The ongoing lack of credit to SMEs has been a major concern for the Government as these companies are the key to job creation in the UK and are expected to be one of the main drivers of the economic recovery.

Earlier this month, the Bank of England announced it would restart its quantitative easing (QE) programme – a scheme designed to stimulate the economy.

A recent slew of weak economic data had led to speculation that the central bank would embark on its “QE2” programme to boost the economy.

The Bank recently pumped a further £75 billion via its QE scheme after injecting £200 billion into the economy in November 2009 in an attempt to boost lending by banks.

QE, also known as printing money, is a process used for buying Government bonds or other financial assets.

However, Mr King has today told the Treasury Select Committee that banks are under pressure from investors to reduce their loan books and that the extra £75 billion may only prevent banks from reducing lending even further.

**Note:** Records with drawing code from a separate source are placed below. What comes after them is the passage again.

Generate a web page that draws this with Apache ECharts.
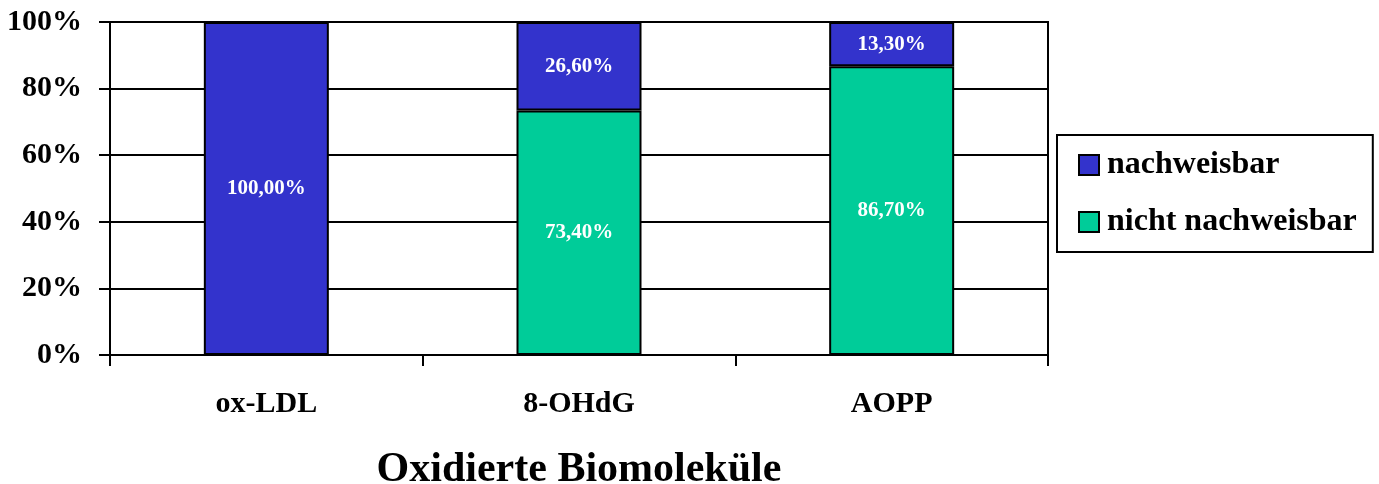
<!DOCTYPE html>
<html lang="de">
<head>
    <meta charset="UTF-8"/>
    <title>Oxidierte Biomoleküle</title>
    <script src="https://cdn.jsdelivr.net/npm/echarts@6/dist/echarts.min.js"></script>
    <style>
        html, body { margin: 0; padding: 0; background: #fff; }
    </style>
</head>
<body>
<div id="main" style="width:1379px;height:484px;"></div>
<script>
    // Daten aus dem Diagramm
    var kategorien = ['ox-LDL', '8-OHdG', 'AOPP'];
    var nachweisbar = [100.0, 26.6, 13.3];
    var nichtNachweisbar = [0.0, 73.4, 86.7];
    var yTicks = [0, 20, 40, 60, 80, 100];

    var schrift = '"Liberation Serif", "Times New Roman", serif';

    function pct(p) {
        if (p.value === 0) return '';
        return p.value.toFixed(2).replace('.', ',') + '%';
    }

    var myChart = echarts.init(document.getElementById('main'));
    var option = {
        animation: false,
        textStyle: { fontFamily: schrift },
        grid: {
            left: 110, right: 331, top: 22, bottom: 129,
            outerBoundsMode: 'none',
            show: true, borderColor: '#000', borderWidth: 2
        },
        legend: {
            orient: 'vertical',
            left: 1057, top: 135,
            padding: [14, 16, 14, 21],
            itemGap: 25,
            itemWidth: 20, itemHeight: 20,
            icon: 'rect',
            borderColor: '#000', borderWidth: 2,
            data: ['nachweisbar', 'nicht nachweisbar'],
            textStyle: { fontFamily: schrift, fontWeight: 'bold', fontSize: 32, color: '#000', lineHeight: 32, padding: [0, 0, 0, 3] }
        },
        xAxis: {
            type: 'category',
            data: kategorien,
            name: 'Oxidierte Biomoleküle',
            nameLocation: 'middle',
            nameGap: 94,
            nameTextStyle: { fontFamily: schrift, fontWeight: 'bold', fontSize: 42, color: '#000' },
            axisLine: { lineStyle: { color: '#000', width: 2 } },
            axisTick: { show: true, length: 11, lineStyle: { color: '#000', width: 2 } },
            axisLabel: { margin: 34, fontFamily: schrift, fontWeight: 'bold', fontSize: 30, color: '#000' }
        },
        yAxis: {
            type: 'value',
            min: yTicks[0], max: yTicks[yTicks.length - 1], interval: 20,
            axisLine: { show: true, lineStyle: { color: '#000', width: 2 } },
            axisTick: { show: true, length: 11, lineStyle: { color: '#000', width: 2 } },
            axisLabel: { formatter: '{value}%', margin: 28, fontFamily: schrift, fontWeight: 'bold', fontSize: 30, color: '#000' },
            splitLine: { lineStyle: { color: '#000', width: 2 } }
        },
        series: [
            {
                name: 'nicht nachweisbar',
                type: 'bar',
                stack: 'gesamt',
                barWidth: 125,
                data: nichtNachweisbar,
                itemStyle: { color: '#00CC99', borderColor: '#000', borderWidth: 2 },
                label: { show: true, position: 'inside', formatter: pct, color: '#fff', fontFamily: schrift, fontWeight: 'bold', fontSize: 21 }
            },
            {
                name: 'nachweisbar',
                type: 'bar',
                stack: 'gesamt',
                barWidth: 125,
                data: nachweisbar,
                itemStyle: { color: '#3333CC', borderColor: '#000', borderWidth: 2 },
                label: { show: true, position: 'inside', formatter: pct, color: '#fff', fontFamily: schrift, fontWeight: 'bold', fontSize: 21 }
            }
        ]
    };
    myChart.setOption(option);
</script>
</body>
</html>
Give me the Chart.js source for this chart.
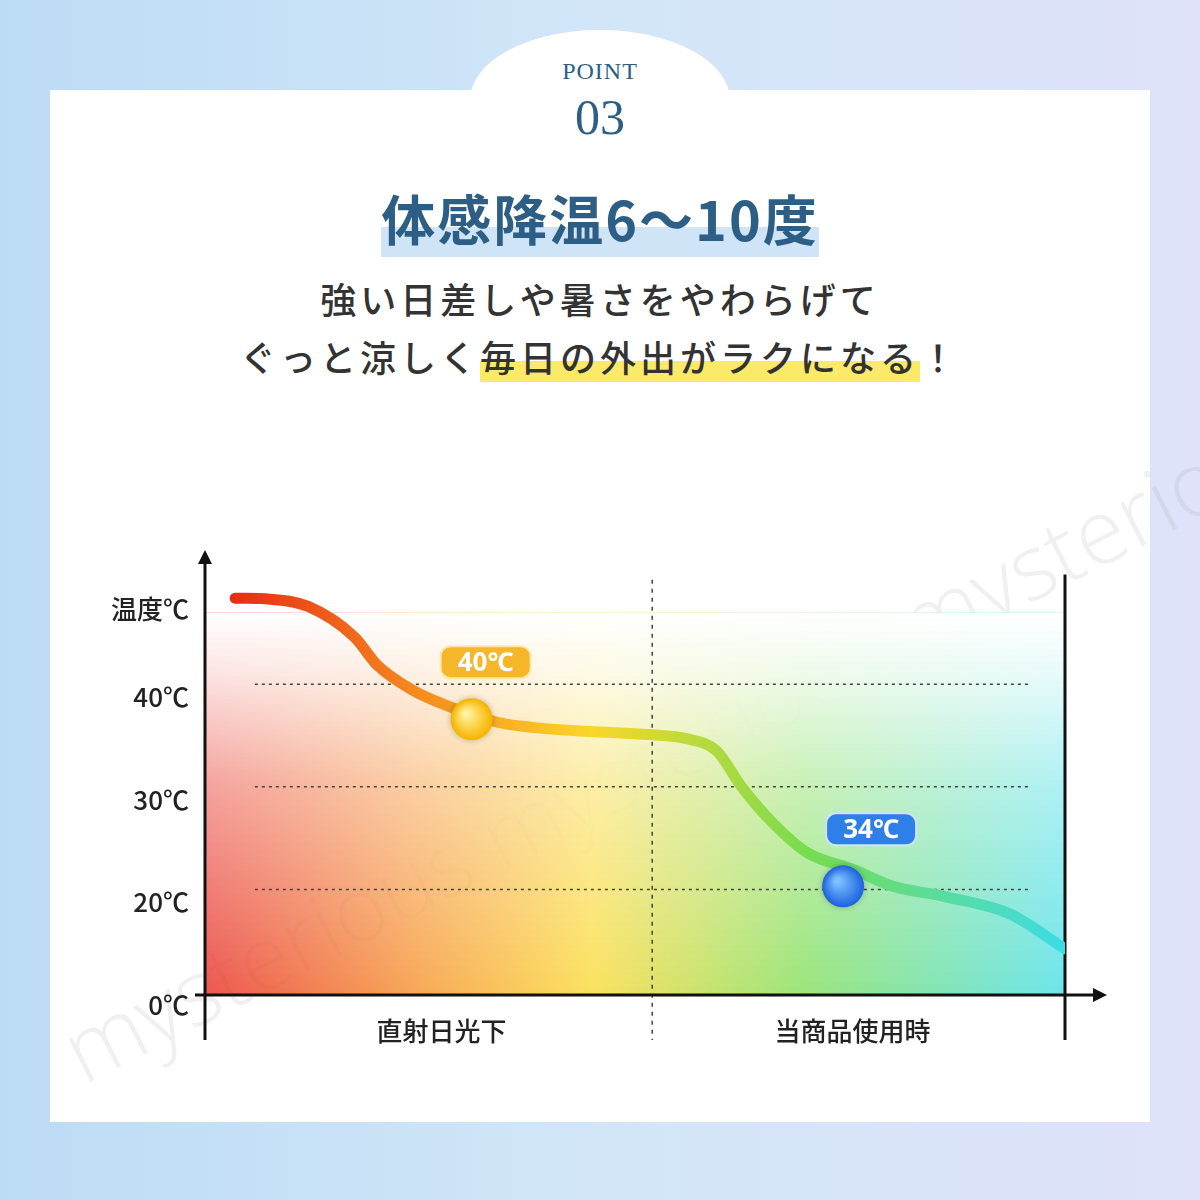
<!DOCTYPE html>
<html><head><meta charset="utf-8">
<script src="https://cdn.jsdelivr.net/npm/chart.js@4"></script>
<style>
html,body{margin:0;padding:0;width:1200px;height:1200px;overflow:hidden;font-family:"Noto Sans CJK JP",sans-serif}
#bg{position:absolute;left:0;top:0;width:1200px;height:1200px;background:linear-gradient(90deg,#bcdcf5 0%,#d2e6f8 50%,#dfe2fa 100%)}
#card{position:absolute;left:50px;top:90px;width:1100px;height:1032px;background:#fff}
#bump{position:absolute;left:470px;top:30px;width:260px;height:140px;border-radius:50%;background:#fff}
.t{position:absolute;left:0;width:1200px;text-align:center}
#wm{position:absolute;left:40px;top:1000px;font:200 90px "Open Sans",sans-serif;color:rgba(160,160,160,0.16);transform:rotate(-27deg);transform-origin:left top;white-space:nowrap}
canvas{position:absolute;left:0;top:0}
</style></head><body>
<div id="bg"></div><div id="bump"></div><div id="card"></div>
<div class="t" style="top:58px;font:24px 'Liberation Serif',serif;color:#2d5f86;letter-spacing:1px">POINT</div>
<div class="t" style="top:88px;font:50px 'Liberation Serif',serif;color:#2d5f86">03</div>
<div class="t" style="top:178px"><span style="font:bold 54px 'Noto Sans CJK JP';color:#2d5f86;letter-spacing:2px;background:linear-gradient(transparent 62%,#cfe5f7 62%)">体感降温6〜10度</span></div>
<div class="t" style="top:272px;font:500 36px 'Noto Sans CJK JP';color:#333;letter-spacing:4px">強い日差しや暑さをやわらげて</div>
<div class="t" style="top:330px;font:500 36px 'Noto Sans CJK JP';color:#333;letter-spacing:4px">ぐっと涼しく<span style="background:linear-gradient(transparent 60%,#fbe96a 60%)">毎日の外出がラクになる</span>！</div>
<div id="wm">mysterious mysterious mysterious</div>
<canvas id="c" width="1200" height="1200"></canvas>
<script>
const xVals=[3.5,7.6,12,17.4,20,24,27.9,34,38,44.8,51.6,56,59.5,62.4,66,70,75.5,80,86,93.6,100];
const yVals=[48.4,48.3,47.6,44.6,41.9,39.5,38.0,36.3,35.8,35.4,35.1,34.7,33.5,30,26.5,23.6,21.9,20.3,19.3,17.6,14.2];
const tickValues=[10,20,30,40,47.3];
const tickLabels=["0℃","20℃","30℃","40℃","温度℃"];
const gridValues=[20,30,40];
const markerX=[31,74.2];
const markerY=[36.6,20.3];
const markerLabels=["40℃","34℃"];
const categoryLabels=["直射日光下","当商品使用時"];
const categoryX=[27.5,75.3];
const dividerX=52;

function hGrad(ctx,a,alpha){
  const g=ctx.createLinearGradient(a.left,0,a.right,0);
  g.addColorStop(0,`rgba(230,30,20,${alpha})`);
  g.addColorStop(0.25,`rgba(245,140,30,${alpha})`);
  g.addColorStop(0.45,`rgba(250,215,40,${alpha})`);
  g.addColorStop(0.7,`rgba(120,220,80,${alpha})`);
  g.addColorStop(1,`rgba(60,220,230,${alpha})`);
  return g;
}
const deco={id:'deco',
 beforeDatasetsDraw(ch){
  const {ctx,chartArea:a,scales:{x,y}}=ch;
  ctx.save();
  const top=y.getPixelForValue(47);
  ctx.fillStyle=hGrad(ctx,a,0.75);
  ctx.fillRect(a.left,top,a.right-a.left,a.bottom-top);
  const w=ctx.createLinearGradient(0,top,0,a.bottom);
  w.addColorStop(0,'rgba(255,255,255,1)');w.addColorStop(0.15,'rgba(255,255,255,0.85)');w.addColorStop(0.45,'rgba(255,255,255,0.45)');w.addColorStop(1,'rgba(255,255,255,0)');
  ctx.fillStyle=w;ctx.fillRect(a.left,top,a.right-a.left,a.bottom-top);
  ctx.strokeStyle='#444';ctx.lineWidth=1.5;ctx.setLineDash([3,4]);
  gridValues.forEach(v=>{const py=y.getPixelForValue(v);ctx.beginPath();ctx.moveTo(x.getPixelForValue(5.8),py);ctx.lineTo(x.getPixelForValue(95.8),py);ctx.stroke();});
  ctx.setLineDash([4,5]);
  const dx=x.getPixelForValue(dividerX);
  ctx.beginPath();ctx.moveTo(dx,y.getPixelForValue(50.2));ctx.lineTo(dx,a.bottom+45);ctx.stroke();
  ctx.setLineDash([]);
  ctx.strokeStyle='#111';ctx.lineWidth=3;
  ctx.beginPath();ctx.moveTo(a.left,a.bottom+45);ctx.lineTo(a.left,a.top+8);ctx.stroke();
  ctx.beginPath();ctx.moveTo(a.left-10,a.bottom);ctx.lineTo(a.right+32,a.bottom);ctx.stroke();
  ctx.beginPath();ctx.moveTo(a.right,y.getPixelForValue(50.7));ctx.lineTo(a.right,a.bottom+45);ctx.stroke();
  ctx.fillStyle='#111';
  ctx.beginPath();ctx.moveTo(a.left,a.top);ctx.lineTo(a.left-7,a.top+14);ctx.lineTo(a.left+7,a.top+14);ctx.fill();
  ctx.beginPath();ctx.moveTo(a.right+42,a.bottom);ctx.lineTo(a.right+28,a.bottom-7);ctx.lineTo(a.right+28,a.bottom+7);ctx.fill();
  ctx.font='500 26px "Noto Sans CJK JP"';ctx.textAlign='right';ctx.textBaseline='middle';ctx.fillStyle='#222';
  tickValues.forEach((v,i)=>{ctx.fillText(tickLabels[i],a.left-16,y.getPixelForValue(v)+(i===4?0:13));});
  ctx.textAlign='center';
  categoryLabels.forEach((l,i)=>ctx.fillText(l,x.getPixelForValue(categoryX[i]),a.bottom+36));
  ctx.restore();
 },
 afterDatasetsDraw(ch){
  const {ctx,scales:{x,y}}=ch;
  ctx.save();
  const cols=[['#fff3a0','#f7b500'],['#7fc3ff','#1f66e0']];
  markerX.forEach((mx,i)=>{
    const px=x.getPixelForValue(mx),py=y.getPixelForValue(markerY[i]);
    const g=ctx.createRadialGradient(px-6,py-6,2,px,py,20);
    g.addColorStop(0,cols[i][0]);g.addColorStop(1,cols[i][1]);
    ctx.shadowColor='rgba(0,0,0,0.25)';ctx.shadowBlur=6;
    ctx.fillStyle=g;ctx.beginPath();ctx.arc(px,py,21,0,Math.PI*2);ctx.fill();
    ctx.shadowBlur=0;
    const lx=px+(i?28:14),ly=py-57,w=90,h=32;
    ctx.fillStyle=i?'#2f7fe8':'#f6b62a';
    ctx.beginPath();ctx.roundRect(lx-w/2,ly-h/2,w,h,10);ctx.fill();
    ctx.strokeStyle=i?'#cfe3ff':'#ffe9a8';ctx.lineWidth=2;ctx.stroke();
    ctx.fillStyle='#fff';ctx.font='bold 26px "Noto Sans"';ctx.textAlign='center';ctx.textBaseline='middle';
    ctx.fillText(markerLabels[i],lx,ly+1);
  });
  ctx.restore();
 }};
new Chart(document.getElementById('c'),{
 type:'line',
 data:{datasets:[{data:xVals.map((v,i)=>({x:v,y:yVals[i]})),borderWidth:11,pointRadius:0,cubicInterpolationMode:'monotone',
   borderColor:(c)=>{const a=c.chart.chartArea;return a?hGrad(c.chart.ctx,a,1):'#f80';},borderCapStyle:'round'}]},
 options:{responsive:false,animation:false,devicePixelRatio:1,
  layout:{padding:{left:205,right:135,top:550,bottom:205}},
  plugins:{legend:{display:false},tooltip:{enabled:false}},
  scales:{x:{type:'linear',min:0,max:100,display:false},y:{min:9.7,max:53.1,display:false}}},
 plugins:[deco]});
</script></body></html>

He said: “I can’t guarantee that it means that bank lending will rise. But I do believe that it won’t fall as far as it might otherwise have done.”

He added: “I think the action will make a difference to the amount of lending, but it certainly doesn’t guarantee that lending to the real economy is positive.”

Meanwhile, many have suggested the latest QE boost could drive inflation up further – which is already running at 5.2% – a 3-year high.

However, Mr King denied this but acknowledged that families are facing a “real squeeze” on their income.

Finally, Mr King was subject to some criticism for not re-introducing QE months ago but he said the Committee believed developments in the euro zone and the global economy meant “we do what we feel is appropriate at the time.”